TASK TO COMPLETE = Only lines holding the word "this" should be copied from the material.

[START GIVEN ENTRIES]

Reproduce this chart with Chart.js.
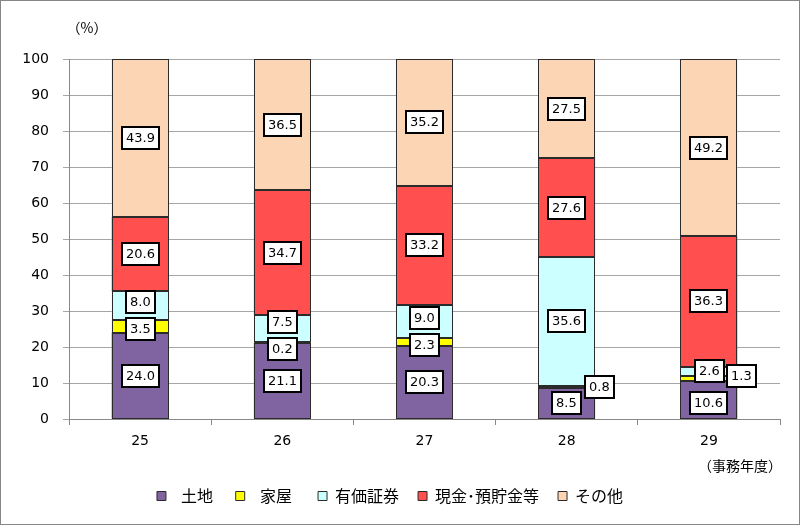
<!DOCTYPE html>
<html>
<head>
<meta charset="utf-8">
<script src="https://cdn.jsdelivr.net/npm/chart.js@4/dist/chart.umd.min.js"></script>
<style>
  body { margin: 0; background: #fff; }
  #wrap { width: 800px; height: 525px; }
</style>
</head>
<body>
<div id="wrap"><canvas id="bar-chart" width="800" height="525"></canvas></div>
<script>
// 事務年度
var categories = ['25', '26', '27', '28', '29'];
var seriesNames = ['  土地 ', '  家屋  ', '有価証券', '現金･預貯金等', 'その他'];
var landValues = [24.0, 21.1, 20.3, 8.5, 10.6];
var houseValues = [3.5, 0.2, 2.3, 0.8, 1.3];
var securitiesValues = [8.0, 7.5, 9.0, 35.6, 2.6];
var cashValues = [20.6, 34.7, 33.2, 27.6, 36.3];
var otherValues = [43.9, 36.5, 35.2, 27.5, 49.2];
var yTicks = [0, 10, 20, 30, 40, 50, 60, 70, 80, 90, 100];

var colors = ['#8064A2', '#FFFF00', '#CCFFFF', '#FF4F4F', '#FCD5B5'];
var allValues = [landValues, houseValues, securitiesValues, cashValues, otherValues];

var numFont = '"DejaVu Sans", Verdana, sans-serif';
var jpFont = '"Noto Sans CJK JP", sans-serif';

// labels that sit beside the bar instead of inside (dataset-category)
var sideLabels = { '1-3': true, '1-4': true };

// outline each bar segment crisply
var barOutlines = {
  id: 'barOutlines',
  afterDatasetsDraw: function(chart) {
    var ctx = chart.ctx;
    ctx.save();
    ctx.strokeStyle = '#2b2b2b';
    ctx.lineWidth = 1;
    chart.data.datasets.forEach(function(ds, d) {
      chart.getDatasetMeta(d).data.forEach(function(bar) {
        var l = Math.round(bar.x - bar.width / 2) + 0.5;
        var r = Math.round(bar.x + bar.width / 2) - 0.5;
        var t = Math.round(bar.y) + 0.5;
        var b = Math.round(bar.base) - 0.5;
        ctx.strokeRect(l, t, r - l, b - t);
      });
    });
    ctx.restore();
  }
};

// value boxes
var boxLabels = {
  id: 'boxLabels',
  afterDatasetsDraw: function(chart) {
    var ctx = chart.ctx;
    ctx.save();
    ctx.font = '13px ' + numFont;
    for (var i = 0; i < categories.length; i++) {
      var boxes = [];
      chart.data.datasets.forEach(function(ds, d) {
        var bar = chart.getDatasetMeta(d).data[i];
        var v = ds.data[i];
        var txt = v.toFixed(1);
        var w = ctx.measureText(txt).width + 8;
        var h = 22;
        var cx = bar.x;
        var cy = (bar.y + bar.base) / 2;
        if (sideLabels[d + '-' + i]) {
          cx = bar.x + bar.width / 2 - 10 + w / 2;
        }
        boxes.push({txt: txt, cx: cx, cy: cy, w: w, h: h});
      });
      // push overlapping boxes apart
      for (var it = 0; it < 10; it++) {
        for (var a = 0; a < boxes.length; a++) {
          for (var b = a + 1; b < boxes.length; b++) {
            var A = boxes[a], B = boxes[b];
            if (Math.abs(A.cx - B.cx) * 2 >= A.w + B.w) continue;
            var need = (A.h + B.h) / 2 + 5;
            var dy = Math.abs(A.cy - B.cy);
            if (dy < need) {
              var m = (need - dy) / 2;
              if (A.cy > B.cy) { A.cy += m; B.cy -= m; } else { A.cy -= m; B.cy += m; }
            }
          }
        }
      }
      boxes.forEach(function(bx) {
        var x = Math.round(bx.cx - bx.w / 2), y = Math.round(bx.cy - bx.h / 2);
        ctx.fillStyle = '#fff';
        ctx.fillRect(x, y, Math.round(bx.w), bx.h);
        ctx.lineWidth = 2;
        ctx.strokeStyle = '#000';
        ctx.strokeRect(x, y, Math.round(bx.w), bx.h);
        ctx.fillStyle = '#000';
        ctx.textAlign = 'center';
        ctx.textBaseline = 'middle';
        ctx.fillText(bx.txt, x + bx.w / 2, y + bx.h / 2 + 1);
      });
    }
    ctx.restore();
  }
};

var extras = {
  id: 'extras',
  afterDraw: function(chart) {
    var ctx = chart.ctx;
    ctx.save();
    ctx.font = '14px ' + jpFont;
    ctx.fillStyle = '#000';
    ctx.textAlign = 'center';
    ctx.textBaseline = 'middle';
    ctx.fillText('（%）', 87, 28);
    ctx.fillText('（事務年度）', 740, 466);
    ctx.strokeStyle = '#868686';
    ctx.lineWidth = 1;
    ctx.strokeRect(0.5, 0.5, 799, 524);
    ctx.restore();
  }
};

new Chart(document.getElementById('bar-chart'), {
  type: 'bar',
  data: {
    labels: categories,
    datasets: seriesNames.map(function(name, k) {
      return {
        label: name,
        data: allValues[k],
        backgroundColor: colors[k],
        borderColor: '#2b2b2b',
        borderWidth: 0,
        barPercentage: 1,
        categoryPercentage: 0.4
      };
    })
  },
  options: {
    responsive: false,
    animation: false,
    layout: { padding: { left: 0, right: 20, top: 59, bottom: 11 } },
    plugins: {
      legend: {
        position: 'bottom',
        labels: {
          boxWidth: 9,
          boxHeight: 9,
          padding: 19,
          color: '#000',
          font: { family: jpFont, size: 16 },
          generateLabels: function(chart) {
            return Chart.defaults.plugins.legend.labels.generateLabels(chart).map(function(it) {
              it.lineWidth = 1;
              it.strokeStyle = '#2b2b2b';
              return it;
            });
          }
        }
      },
      tooltip: { enabled: false },
      title: { display: false }
    },
    scales: {
      x: {
        stacked: true,
        afterFit: function(s) { s.height = 50; },
        grid: { drawOnChartArea: false, color: '#898989', tickLength: 6, offset: true },
        border: { color: '#898989' },
        ticks: { color: '#000', padding: 8, font: { family: numFont, size: 14 } }
      },
      y: {
        stacked: true,
        min: 0,
        max: 100,
        afterFit: function(s) { s.width = 69; },
        afterBuildTicks: function(s) { s.ticks = yTicks.map(function(v) { return {value: v}; }); },
        grid: { color: '#a6a6a6', tickLength: 6 },
        border: { color: '#898989' },
        ticks: { color: '#000', padding: 14, font: { family: numFont, size: 14 } }
      }
    }
  },
  plugins: [barOutlines, boxLabels, extras]
});
</script>
</body>
</html>
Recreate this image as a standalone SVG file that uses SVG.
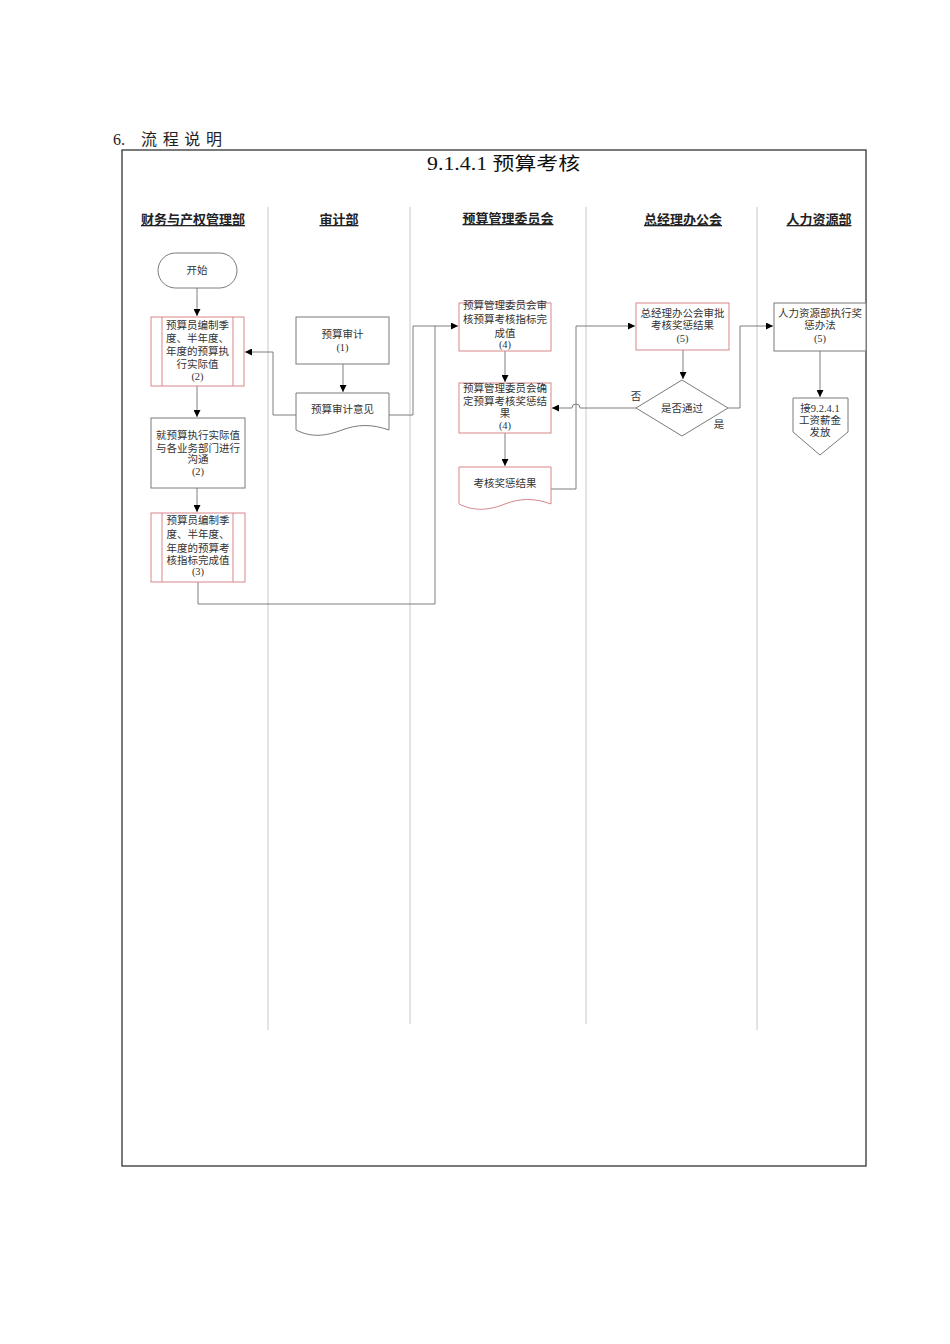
<svg xmlns="http://www.w3.org/2000/svg" width="950" height="1344" viewBox="0 0 950 1344">
<defs>
<marker id="arr" viewBox="0 0 10 10" refX="10" refY="5" markerWidth="7" markerHeight="7" markerUnits="userSpaceOnUse" orient="auto">
<path d="M0,0 L10,5 L0,10 Z" fill="#000"/>
</marker>
<style>
.t{font-family:"Liberation Serif","Noto Sans CJK SC",serif;fill:#333;font-size:10.5px;text-anchor:middle}
.h{font-family:"Liberation Serif","Noto Sans CJK SC",serif;fill:#222;font-size:13px;font-weight:bold;text-anchor:middle;text-decoration:underline}
.red{fill:#fff;stroke:#d9868a;stroke-width:1}
.gray{fill:#fff;stroke:#7a7a7a;stroke-width:1}
.c{fill:none;stroke:#707070;stroke-width:0.9}
.lane{stroke:#c8c8c8;stroke-width:1}
</style>
</defs>
<rect width="950" height="1344" fill="#fff"/>
<text x="113" y="145" font-family="'Liberation Serif','Noto Sans CJK SC',serif" font-size="16" fill="#222">6.</text>
<text x="141" y="145" font-family="'Liberation Serif','Noto Sans CJK SC',serif" font-size="16" fill="#222" textLength="81" lengthAdjust="spacing">流程说明</text>
<rect x="122" y="150" width="744" height="1016" fill="none" stroke="#333" stroke-width="1.3"/>
<text x="427" y="170" font-family="'Liberation Serif','Noto Sans CJK SC',serif" font-size="18" fill="#111" textLength="153" lengthAdjust="spacingAndGlyphs">9.1.4.1 预算考核</text>
<g id="lanes">
<line class="lane" x1="268" y1="207" x2="268" y2="1030"/>
<line class="lane" x1="410" y1="207" x2="410" y2="1024"/>
<line class="lane" x1="586" y1="207" x2="586" y2="1024"/>
<line class="lane" x1="757" y1="207" x2="757" y2="1030"/>
<text class="h" x="193" y="224">财务与产权管理部</text>
<text class="h" x="339" y="224">审计部</text>
<text class="h" x="508" y="223">预算管理委员会</text>
<text class="h" x="683" y="224">总经理办公会</text>
<text class="h" x="819" y="224">人力资源部</text>
</g>
<g id="connectors">
<path class="c" d="M197,288 V316" marker-end="url(#arr)"/>
<path class="c" d="M197,386 V417" marker-end="url(#arr)"/>
<path class="c" d="M197,488 V512" marker-end="url(#arr)"/>
<path class="c" d="M343,364 V392" marker-end="url(#arr)"/>
<path class="c" d="M296,415 H273 V352 H245" marker-end="url(#arr)"/>
<path class="c" d="M389,415 H413 V326 H458" marker-end="url(#arr)"/>
<path class="c" d="M198,582 V604 H435 V326"/>
<path class="c" d="M505,351 V382" marker-end="url(#arr)"/>
<path class="c" d="M505,433 V466" marker-end="url(#arr)"/>
<path class="c" d="M551,489 H576 V326 H635" marker-end="url(#arr)"/>
<path class="c" d="M683,350 V379" marker-end="url(#arr)"/>
<path class="c" d="M636,408 H580 A4,4 0 0 0 572,408 H552" marker-end="url(#arr)"/>
<path class="c" d="M728,408 H740 V326 H773" marker-end="url(#arr)"/>
<path class="c" d="M820,351 V397" marker-end="url(#arr)"/>
<text class="t" x="636" y="400">否</text>
<text class="t" x="719" y="428">是</text>
</g>
<g id="start">
<rect class="gray" x="158" y="253" width="79" height="35" rx="17.5"/>
<text class="t" x="197" y="274">开始</text>
</g>
<g id="n1">
<rect class="red" x="151" y="317" width="93" height="69"/>
<line class="red" x1="162" y1="317" x2="162" y2="386"/>
<line class="red" x1="233" y1="317" x2="233" y2="386"/>
<text class="t" x="197.5" y="329">预算员编制季</text>
<text class="t" x="197.5" y="342">度、半年度、</text>
<text class="t" x="197.5" y="355">年度的预算执</text>
<text class="t" x="197.5" y="368">行实际值</text>
<text class="t" x="197.5" y="380">(2)</text>
</g>
<g id="n2">
<rect class="gray" x="151" y="418" width="94" height="70"/>
<text class="t" x="198" y="439">就预算执行实际值</text>
<text class="t" x="198" y="452">与各业务部门进行</text>
<text class="t" x="198" y="463">沟通</text>
<text class="t" x="198" y="475">(2)</text>
</g>
<g id="n3">
<rect class="red" x="151" y="513" width="94" height="69"/>
<line class="red" x1="162" y1="513" x2="162" y2="582"/>
<line class="red" x1="233" y1="513" x2="233" y2="582"/>
<text class="t" x="198" y="524">预算员编制季</text>
<text class="t" x="198" y="538">度、半年度、</text>
<text class="t" x="198" y="552">年度的预算考</text>
<text class="t" x="198" y="564">核指标完成值</text>
<text class="t" x="198" y="575">(3)</text>
</g>
<g id="a1">
<rect class="gray" x="296" y="317" width="93" height="47"/>
<text class="t" x="342.5" y="338">预算审计</text>
<text class="t" x="342.5" y="351">(1)</text>
</g>
<g id="a2">
<path class="gray" d="M296,393 H389 V430 C372,424 358,424 342,430 C326,436 312,438 296,430 Z"/>
<text class="t" x="342.5" y="413">预算审计意见</text>
</g>
<g id="b1">
<rect class="red" x="459" y="303" width="92" height="48"/>
<text class="t" x="505" y="309">预算管理委员会审</text>
<text class="t" x="505" y="323">核预算考核指标完</text>
<text class="t" x="505" y="337">成值</text>
<text class="t" x="505" y="348">(4)</text>
</g>
<g id="b2">
<rect class="red" x="459" y="383" width="92" height="50"/>
<text class="t" x="505" y="392">预算管理委员会确</text>
<text class="t" x="505" y="405">定预算考核奖惩结</text>
<text class="t" x="505" y="417">果</text>
<text class="t" x="505" y="429">(4)</text>
</g>
<g id="b3">
<path class="red" d="M459,467 H551 V504 C535,498 520,498 505,504 C490,510 475,512 459,504 Z"/>
<text class="t" x="505" y="487">考核奖惩结果</text>
</g>
<g id="c1">
<rect class="red" x="636" y="303" width="93" height="47"/>
<text class="t" x="682.5" y="317">总经理办公会审批</text>
<text class="t" x="682.5" y="329">考核奖惩结果</text>
<text class="t" x="682.5" y="342">(5)</text>
</g>
<g id="c2">
<path class="gray" d="M636,408 L682,380 L728,408 L682,436 Z"/>
<text class="t" x="682" y="412">是否通过</text>
</g>
<g id="d1">
<rect class="gray" x="774" y="303" width="92" height="48"/>
<text class="t" x="820" y="317">人力资源部执行奖</text>
<text class="t" x="820" y="329">惩办法</text>
<text class="t" x="820" y="342">(5)</text>
</g>
<g id="d2">
<path class="gray" d="M793,398 H848 V432 L820,455 L793,432 Z"/>
<text class="t" x="820" y="412">接9.2.4.1</text>
<text class="t" x="820" y="424">工资薪金</text>
<text class="t" x="820" y="436">发放</text>
</g>
</svg>
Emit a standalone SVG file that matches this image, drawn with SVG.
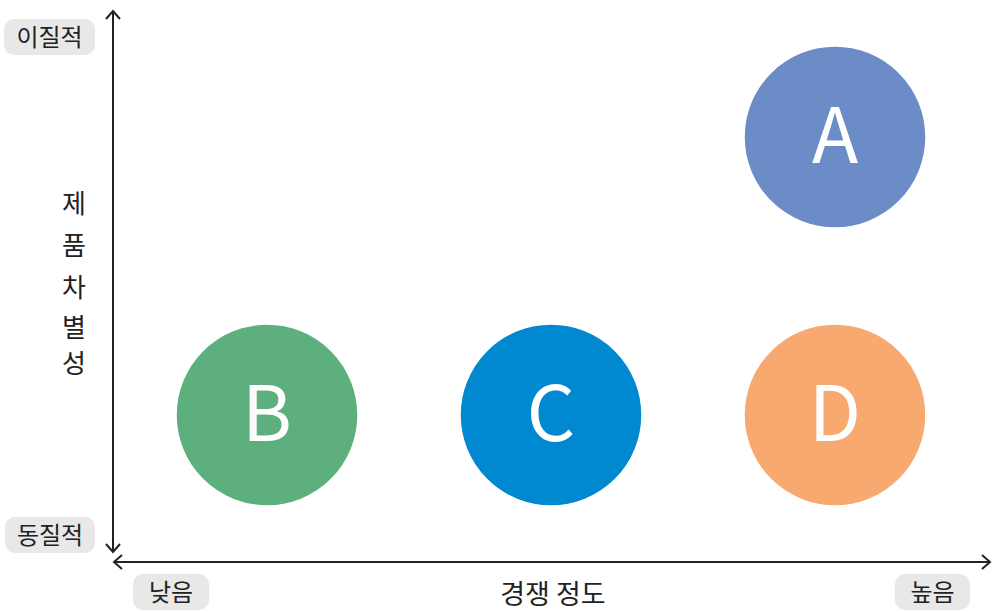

[END GIVEN ENTRIES]

RESULT BELOW =
Reproduce this chart with Chart.js.
Recreate this image as a standalone SVG file that uses SVG.
Emit a standalone SVG file that matches this image, drawn with SVG.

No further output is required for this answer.